The Power of Peer Pressure: Using Social Networking to Motivate Positive Behavior Change
How many times have you liked, followed or shared something today? If you are an adult living in America, you have done (or will do) at least one of those activities at least once before day’s end. According to a recent studyby the Pew Research Center, two-thirds of Americans 18+ use social networking sites. Although the majority of social media users are 18 to 29 years of age, usage among people 65 years of age older has tripled within the last decade.
As a health communications specialist, I am excited by this new information. I am excited because social media is continuous, instantaneous and deeply personal. And because of the personal nature of the medium, it is easy to believe everything we read and see. A meme, a shared article-whatever it is—if it’s in our feed we tend to engage with it. This means that healthcare organizations, should create content that is of course accurate, but more importantly, sticky. Your infographic, videos and blog posts have to be created in such a way that people want to share them.

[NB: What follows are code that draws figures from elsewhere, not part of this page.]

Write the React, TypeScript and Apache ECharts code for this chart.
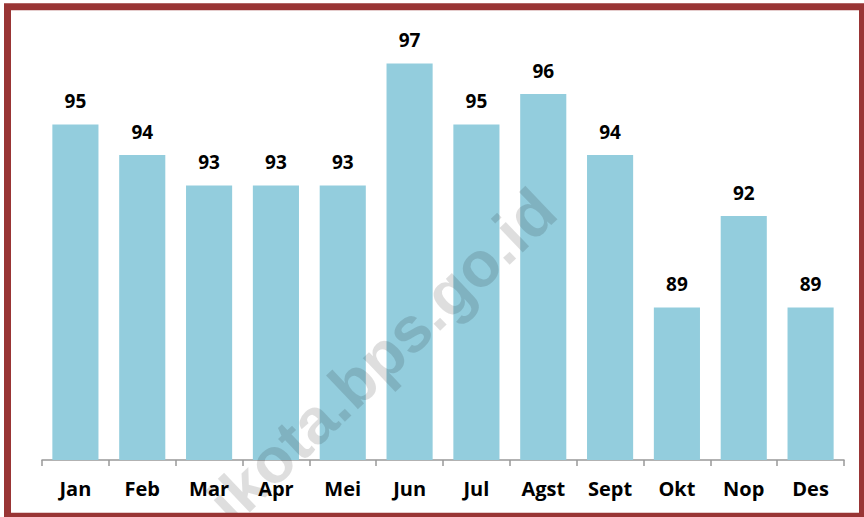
import React, { useEffect, useRef } from "react";
import * as echarts from "echarts";

const categories = ["Jan", "Feb", "Mar", "Apr", "Mei", "Jun", "Jul", "Agst", "Sept", "Okt", "Nop", "Des"];
const values = [95, 94, 93, 93, 93, 97, 95, 96, 94, 89, 92, 89];
const watermark = "ikota.bps.go.id";

export default function App() {
  const ref = useRef<HTMLDivElement>(null);
  useEffect(() => {
    document.body.style.margin = "0";
    const chart = echarts.init(ref.current!, null, { renderer: "svg" });
    const font = "'Open Sans', Lato, sans-serif";
    chart.setOption({
      animation: false,
      backgroundColor: "#ffffff",
      grid: { left: 42, right: 20, top: 33, bottom: 57, containLabel: false },
      xAxis: {
        type: "category",
        data: categories,
        axisLine: { show: true, lineStyle: { color: "#999999", width: 1.5 } },
        axisTick: { show: true, length: 6, lineStyle: { color: "#999999", width: 1.5 } },
        axisLabel: { color: "#000000", fontFamily: font, fontWeight: "bold", fontSize: 20, margin: 18 },
      },
      yAxis: {
        type: "value",
        min: 84,
        max: 98,
        show: false,
        splitLine: { show: false },
      },
      series: [
        {
          type: "bar",
          data: values,
          barWidth: "69%",
          itemStyle: { color: "#93CDDD" },
          label: {
            show: true,
            position: "top",
            distance: 14,
            color: "#000000",
            fontFamily: font,
            fontWeight: "bold",
            fontSize: 19,
          },
        },
      ],
      graphic: [
        {
          type: "text",
          x: 382,
          y: 356,
          rotation: (43.6 * Math.PI) / 180,
          z: 100,
          silent: true,
          style: {
            text: watermark,
            fill: "rgba(0,0,0,0.13)",
            font: "bold 64px 'Liberation Sans', Arial, sans-serif",
            textAlign: "center",
            textVerticalAlign: "middle",
          },
        },
        {
          type: "rect",
          z: 101,
          silent: true,
          shape: { x: 7.5, y: 6.75, width: 855, height: 509.5 },
          style: { fill: "none", stroke: "#993535", lineWidth: 7 },
        },
      ],
    });
    return () => chart.dispose();
  }, []);
  return <div ref={ref} style={{ width: 864, height: 517 }} />;
}
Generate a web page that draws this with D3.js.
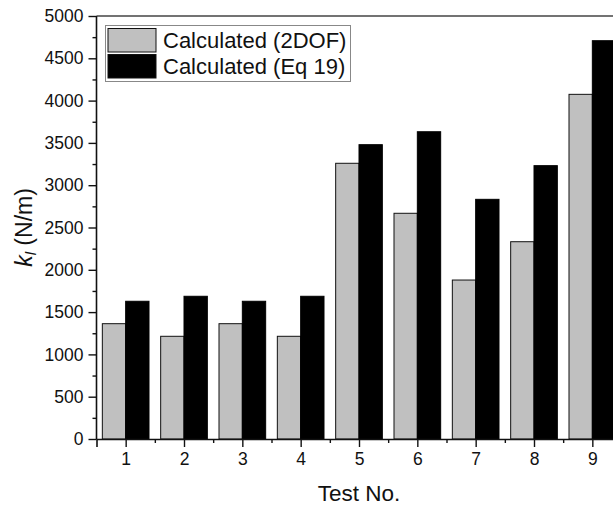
<!DOCTYPE html>
<html>
<head>
<meta charset="utf-8">
<script src="https://cdn.jsdelivr.net/npm/d3@7"></script>
<style>
    body { margin: 0; background: #fff; overflow: hidden; }
    svg { display: block; font-family: "Liberation Sans", Arial, sans-serif; }
</style>
</head>
<body>
<svg id="chart"></svg>
<script>
const tests = [1, 2, 3, 4, 5, 6, 7, 8, 9];
const calc2DOF = [1363, 1214, 1363, 1214, 3259, 2668, 1879, 2332, 4074];
const calcEq19 = [1628, 1687, 1628, 1687, 3479, 3632, 2833, 3231, 4708];
const yTicks = [0, 500, 1000, 1500, 2000, 2500, 3000, 3500, 4000, 4500, 5000];
const seriesNames = ["Calculated (2DOF)", "Calculated (Eq 19)"];

const width = 613;
const height = 506;
const margin = { top: 16, left: 96.5 };
const plotW = 525;
const plotH = 423;

const svg = d3.select("#chart")
    .attr("width", width)
    .attr("height", height);

const xScale = d3.scaleLinear()
    .domain([0.5, 9.5])
    .range([margin.left, margin.left + plotW]);

const yScale = d3.scaleLinear()
    .domain([0, 5000])
    .range([margin.top + plotH, margin.top]);

const barW = xScale(1.4) - xScale(1);

// bars
const bars = svg.append("g");
bars.selectAll(".bar2dof")
    .data(tests)
    .enter()
    .append("rect")
    .attr("x", d => xScale(d) - barW)
    .attr("y", (d, i) => yScale(calc2DOF[i]))
    .attr("width", barW)
    .attr("height", (d, i) => yScale(0) - yScale(calc2DOF[i]))
    .attr("fill", "#c0c0c0")
    .attr("stroke", "#111")
    .attr("stroke-width", 1);

bars.selectAll(".bareq")
    .data(tests)
    .enter()
    .append("rect")
    .attr("x", d => xScale(d))
    .attr("y", (d, i) => yScale(calcEq19[i]))
    .attr("width", barW)
    .attr("height", (d, i) => yScale(0) - yScale(calcEq19[i]))
    .attr("fill", "#000")
    .attr("stroke", "#000")
    .attr("stroke-width", 1);

// top frame line
svg.append("line")
    .attr("x1", xScale(0.5)).attr("x2", xScale(9.5))
    .attr("y1", yScale(5000)).attr("y2", yScale(5000))
    .attr("stroke", "#444")
    .attr("stroke-width", 1.6);

// y axis
const yAxis = d3.axisLeft(yScale)
    .tickValues(yTicks)
    .tickSize(8)
    .tickPadding(5)
    .tickFormat(d3.format("d"));

const yG = svg.append("g")
    .attr("transform", `translate(${margin.left}, 0)`)
    .call(yAxis);

svg.append("g")
    .attr("transform", `translate(${margin.left}, 0)`)
    .call(d3.axisLeft(yScale).tickValues(d3.range(250, 5000, 500)).tickSize(4).tickFormat(""))
    .select(".domain").remove();

// x axis
const xAxis = d3.axisBottom(xScale)
    .tickValues(tests)
    .tickSize(8)
    .tickPadding(6)
    .tickFormat(d3.format("d"));

const xG = svg.append("g")
    .attr("transform", `translate(0, ${margin.top + plotH})`)
    .call(xAxis);

svg.append("g")
    .attr("transform", `translate(0, ${margin.top + plotH})`)
    .call(d3.axisBottom(xScale).tickValues(d3.range(1.5, 9.5, 1)).tickSize(4).tickFormat(""))
    .select(".domain").remove();

svg.selectAll(".domain").attr("stroke", "#111").attr("stroke-width", 1.6);
svg.selectAll(".tick line").attr("stroke", "#111").attr("stroke-width", 1.4);
svg.selectAll(".tick text")
    .attr("fill", "#111")
    .style("font-size", "17.5px")
    .style("font-family", "'Liberation Sans', Arial, sans-serif");
yG.selectAll(".domain").attr("d", `M-0,${yScale(5000)}V${yScale(0)}`);

// axis titles
svg.append("text")
    .attr("x", 359)
    .attr("y", 501)
    .attr("text-anchor", "middle")
    .style("font-size", "22.5px")
    .attr("fill", "#111")
    .text("Test No.");

const yTitle = svg.append("text")
    .attr("transform", `translate(32, ${yScale(2500)}) rotate(-90)`)
    .attr("text-anchor", "middle")
    .style("font-size", "23px")
    .attr("fill", "#111");
yTitle.append("tspan").style("font-style", "italic").text("k");
yTitle.append("tspan").style("font-style", "italic").style("font-size", "15px")
    .attr("baseline-shift", "-25%").text("l");
yTitle.append("tspan").text(" (N/m)");

// legend
const legend = svg.append("g");
legend.append("rect")
    .attr("x", 105.5).attr("y", 25.5)
    .attr("width", 245).attr("height", 56)
    .attr("fill", "#fff")
    .attr("stroke", "#888")
    .attr("stroke-width", 1);

const fills = ["#c0c0c0", "#000"];
seriesNames.forEach((name, i) => {
    legend.append("rect")
        .attr("x", 108).attr("y", 28.5 + i * 26)
        .attr("width", 48).attr("height", 23.5)
        .attr("fill", fills[i])
        .attr("stroke", "#111")
        .attr("stroke-width", 1);
    legend.append("text")
        .attr("x", 163).attr("y", 48 + i * 26)
        .style("font-size", "22px")
        .attr("fill", "#111")
        .text(name);
});
</script>
</body>
</html>
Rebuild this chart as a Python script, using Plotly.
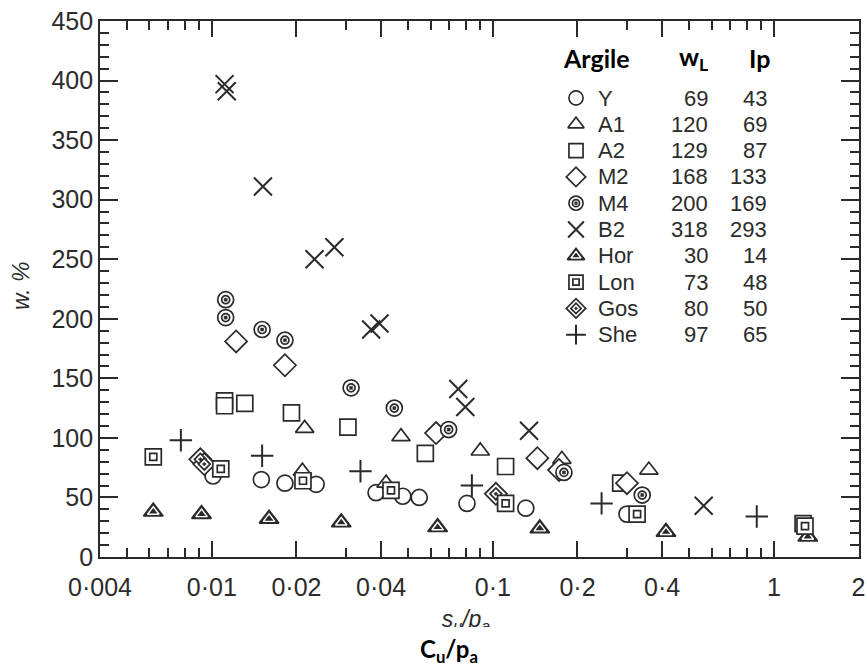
import math
import plotly.graph_objects as go

W, H = 867, 670
INK = "#2a2a2a"
TEXT = "#2b2b2b"
FONT = "Liberation Sans, Arial, sans-serif"
BOLD_FONT = "Lato, Open Sans, sans-serif"

# ---- water content w (%) against s_u/p_a for each clay ----
y_su = [0.0101, 0.0150, 0.0182, 0.0235, 0.0384, 0.0478, 0.0547, 0.0809, 0.131, 0.300]
y_w = [68, 65, 62, 61, 54, 51, 50, 45, 41, 36]

a1_su = [0.0210, 0.0214, 0.0417, 0.0471, 0.0902, 0.176, 0.359]
a1_w = [72, 108, 62, 101, 89, 82, 73]

a2_su = [0.0111, 0.0111, 0.0131, 0.0192, 0.0305, 0.0575, 0.111, 0.285, 1.27]
a2_w = [131, 127, 129, 121, 109, 87, 76, 62, 28]

m2_su = [0.0122, 0.0182, 0.0628, 0.144, 0.172, 0.300]
m2_w = [181, 161, 104, 83, 73, 62]

m4_su = [0.0112, 0.0112, 0.0151, 0.0182, 0.0313, 0.0446, 0.0696, 0.179, 0.340]
m4_w = [216, 201, 191, 182, 142, 125, 107, 71, 52]

b2_su = [0.0111, 0.0113, 0.0152, 0.0232, 0.0273, 0.0369, 0.0395, 0.0753, 0.0798, 0.1345, 0.5625]
b2_w = [397, 391, 311, 250, 260, 191, 196, 141, 126, 106, 43]

hor_su = [0.00619, 0.00919, 0.01598, 0.02887, 0.0636, 0.1469, 0.413, 1.32]
hor_w = [38, 36, 32, 29, 25, 24, 21, 17]

lon_su = [0.00619, 0.01076, 0.0211, 0.0434, 0.111, 0.326, 1.29]
lon_w = [84, 74, 64, 56, 45, 36, 26]

gos_su = [0.0091, 0.0094, 0.1025]
gos_w = [82, 78, 53]

she_su = [0.00776, 0.0151, 0.0338, 0.0842, 0.2437, 0.869]
she_w = [98, 85, 72, 60, 45, 34]

# ---- clay table ----
clay_names = ["Y", "A1", "A2", "M2", "M4", "B2", "Hor", "Lon", "Gos", "She"]
clay_wl = [69, 120, 129, 168, 200, 318, 30, 73, 80, 97]
clay_ip = [43, 69, 87, 133, 169, 293, 14, 48, 50, 65]

# ---- axis ticks ----
x_tickvals = [0.004, 0.01, 0.02, 0.04, 0.1, 0.2, 0.4, 1, 2]
x_ticktext = ["0·004", "0·01", "0·02", "0·04", "0·1", "0·2", "0·4", "1", "2"]
x_minor = [0.005, 0.006, 0.007, 0.008, 0.009, 0.03,
           0.05, 0.06, 0.07, 0.08, 0.09, 0.3,
           0.5, 0.6, 0.7, 0.8, 0.9]
y_tickvals = list(range(0, 451, 50))


def layer(symbol, size, fill="white", line=INK, width=1.7):
    return dict(symbol=symbol, size=size, fill=fill, line=line, width=width)


# marker glyphs, drawn as stacked layers
glyphs = {
    "Y": [layer("circle", 16)],
    "A1": [layer("triangle-up", 16)],
    "A2": [layer("square", 16)],
    "M2": [layer("diamond", 17)],
    "M4": [layer("circle", 16), layer("circle", 8), layer("square", 3, fill=INK, width=0.5)],
    "B2": [layer("x-thin", 18, width=2)],
    "Hor": [layer("triangle-up", 17, fill=INK),
            layer("triangle-up-open", 10, line="#a8a8a8", width=1.4),
            layer("triangle-up", 3, fill=INK, width=0.5)],
    "Lon": [layer("square", 16), layer("square", 7)],
    "Gos": [layer("diamond", 17), layer("diamond", 9), layer("diamond", 3, fill=INK, width=0.5)],
    "She": [layer("cross-thin", 16, width=2)],
}

series = {
    "Y": (y_su, y_w), "A1": (a1_su, a1_w), "A2": (a2_su, a2_w), "M2": (m2_su, m2_w),
    "M4": (m4_su, m4_w), "B2": (b2_su, b2_w), "Hor": (hor_su, hor_w),
    "Gos": (gos_su, gos_w), "Lon": (lon_su, lon_w), "She": (she_su, she_w),
}

fig = go.Figure()


def add_glyph(name, xs, ys, xaxis="x", yaxis="y", scale=1.0):
    for lay in glyphs[name]:
        fig.add_trace(go.Scatter(
            x=xs, y=ys, mode="markers", xaxis=xaxis, yaxis=yaxis,
            showlegend=False, hoverinfo="skip", name=name,
            marker=dict(symbol=lay["symbol"], size=lay["size"] * scale,
                        color=lay["fill"],
                        line=dict(color=lay["line"], width=lay["width"])),
        ))


for name, (xs, ys) in series.items():
    add_glyph(name, xs, ys)

# plot area in pixels
X0, X1 = 100, 858.5
YT, YB = 21, 557


def fx(px):
    return px / W


def fy(py):
    return 1 - py / H


# ---- table of clays (symbol, name, w_L, I_p) ----
ROW0, ROW_STEP = 98, 26.3
SYM_X, NAME_X, WL_X, IP_X = 576, 596, 710, 769
for i, name in enumerate(clay_names):
    py = ROW0 + i * ROW_STEP
    add_glyph(name, [fx(SYM_X)], [fy(py)], xaxis="x2", yaxis="y2", scale=0.88)

annotations = []
row_font = dict(family=FONT, size=22, color=TEXT)
for i, name in enumerate(clay_names):
    py = ROW0 + i * ROW_STEP
    annotations.append(dict(x=fx(NAME_X), y=fy(py), xref="paper", yref="paper",
                            text=name, showarrow=False, xanchor="left", yanchor="middle",
                            font=row_font))
    annotations.append(dict(x=fx(WL_X), y=fy(py), xref="paper", yref="paper",
                            text=str(clay_wl[i]), showarrow=False, xanchor="right",
                            yanchor="middle", font=row_font))
    annotations.append(dict(x=fx(IP_X), y=fy(py), xref="paper", yref="paper",
                            text=str(clay_ip[i]), showarrow=False, xanchor="right",
                            yanchor="middle", font=row_font))

head_font = dict(family=BOLD_FONT, size=25, color="black")
annotations += [
    dict(x=fx(561), y=fy(58), xref="paper", yref="paper", text="<b>Argile</b>",
         showarrow=False, xanchor="left", yanchor="middle", font=head_font),
    dict(x=fx(693), y=fy(58), xref="paper", yref="paper", text="<b>w<sub>L</sub></b>",
         showarrow=False, xanchor="center", yanchor="middle", font=head_font),
    dict(x=fx(747), y=fy(58), xref="paper", yref="paper", text="<b>Ip</b>",
         showarrow=False, xanchor="left", yanchor="middle", font=head_font),
    # y-axis title
    dict(x=fx(21), y=fy(286), xref="paper", yref="paper", text="<i>w. %</i>",
         showarrow=False, textangle=-90, xanchor="center", yanchor="middle",
         font=dict(family=FONT, size=23, color=TEXT)),
    # x-axis title (bold)
    dict(x=fx(449), y=fy(650), xref="paper", yref="paper",
         text="<b>C<sub>u</sub>/p<sub>a</sub></b>",
         showarrow=False, xanchor="center", yanchor="middle",
         font=dict(family=BOLD_FONT, size=24, color="black")),
]

# italic axis label, clipped along its lower edge by its own small subplot
CLIP_T, CLIP_B, CLIP_L, CLIP_R = 598, 627, 380, 560
fig.add_trace(go.Scatter(
    x=[(466 - CLIP_L) / (CLIP_R - CLIP_L)],
    y=[(CLIP_B - 621.5) / (CLIP_B - CLIP_T)],
    xaxis="x3", yaxis="y3", mode="text", cliponaxis=True,
    text=["<i>s<sub>u</sub>/p<sub>a</sub></i>"], textposition="middle center",
    textfont=dict(family=FONT, size=23, color=TEXT),
    showlegend=False, hoverinfo="skip",
))

axis_common = dict(showline=True, linecolor=INK, linewidth=1.7, mirror="ticks",
                   ticks="inside", tickcolor=INK, tickwidth=1.7,
                   showgrid=False, zeroline=False, automargin=False,
                   tickfont=dict(family=FONT, size=25, color=TEXT))

fig.update_layout(
    width=W, height=H,
    margin=dict(l=0, r=0, t=0, b=0),
    paper_bgcolor="white", plot_bgcolor="rgba(0,0,0,0)",
    showlegend=False,
    xaxis=dict(type="log", range=[math.log10(0.004), math.log10(2)],
               domain=[fx(X0), fx(X1)], anchor="y",
               tickmode="array", tickvals=x_tickvals, ticktext=x_ticktext,
               ticklen=16, ticklabelstandoff=7,
               minor=dict(tickmode="array", tickvals=x_minor, ticks="inside",
                          ticklen=9, tickwidth=1.7, tickcolor=INK, showgrid=False),
               **axis_common),
    yaxis=dict(range=[0, 450], domain=[fy(YB), fy(YT)], anchor="x",
               tickmode="array", tickvals=y_tickvals, ticklen=18,
               minor=dict(dtick=10, ticks="inside", ticklen=9, tickwidth=1.7,
                          tickcolor=INK, showgrid=False),
               **axis_common),
    xaxis2=dict(domain=[0, 1], range=[0, 1], visible=False, anchor="y2",
                fixedrange=True),
    yaxis2=dict(domain=[0, 1], range=[0, 1], visible=False, anchor="x2",
                fixedrange=True),
    xaxis3=dict(domain=[fx(CLIP_L), fx(CLIP_R)], range=[0, 1], visible=False,
                anchor="y3", fixedrange=True),
    yaxis3=dict(domain=[fy(CLIP_B), fy(CLIP_T)], range=[0, 1], visible=False,
                anchor="x3", fixedrange=True),
    annotations=annotations,
)

fig.write_html("out.html")
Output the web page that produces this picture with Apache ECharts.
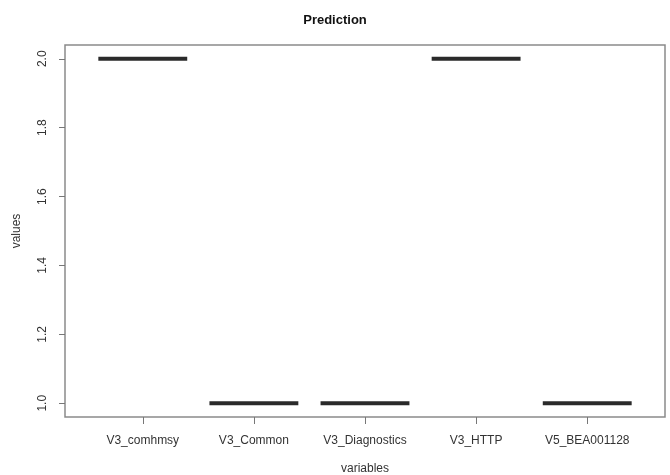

Social media can create awesome opportunities to build awareness and spark change on an individual level- remember the ALS Ice Bucket Challenge? If our friends and family members are really into cat videos, charities or specific topics-we tend to notice them more and share them. So what does this mean for your organization? It means that there is value in using social media to motivate healthy behavior change with your patients, members and employees. Peer driven content can help foster a sense of community and develop individual self-efficacy through demonstration. Think about your friend who has been documenting his or her weight-loss journey. Those before and after photos and chia seed smoothies may not make you jump up from your couch-but they may cause you to at least think about making some changes in your routine (and that’s a start).
Social media should also be used to encourage members to share what they know with their online “communities” in hopes they will empower themselves and their peers. In fact, peer lead support has been shown to:
- Improve patient self-efficacy
- Increase patient knowledge of chronic conditions
- Improve self-reported health status, and self-care skills including medication adherence
- Reduce the use of emergency services
Creating peer and social communities can give patients the opportunity to share and seek out correct health information that they can share with their healthcare team. For instance, social sites like patientslikeme.com and 23andme.com are popular because they are focused on bringing people together around a common topic. Members are encouraged to share their personal experiences, which can help them feel like they are a part of a larger community-and that they still belong.
A Few Helpful Tips to Get Started
When it comes to creating health related content for social media, it’s important not to make assumptions about your target audience. Not all baby boomers prefer print and not all young adults only prefer videos. Keep in mind that social media mediums canchange rapidly. As soon as we figure out how to snap our chats a new platform will have emerged. How do you keep up? Here’s how:
- Take the temperature of your organization, of your population. What social media platforms are your patients using now? Go there.
- Don’t stray too far from who you are. People use social media to connect and find a place to belong. Create content that is fact based and easy to digest. Link to other organizations that have figured it out. Be genuine.
- Plan as much as you can- but be flexible. Although social media by nature is supposed to be spontaneous- create a content calendar and try to stick to it. If you want to focus skin cancer prevention topics during the month of July, go ahead and do so. Leverage one message across all of your social media platforms but be open to impromptu messages that could be valuable or interesting to your population.
- Offer features that encourage conversation and connection.
Create opportunities for your members to connect with experts on popular topics through twitter chats, forums and live videos. Lead a moderated discussion with a registered nurse health coach or other engaging health professional; allow members to asks questions and offer opportunities to develop a deeper connection with your content and organization. Doing so may mean changing how your members feel and what they think about their condition(s).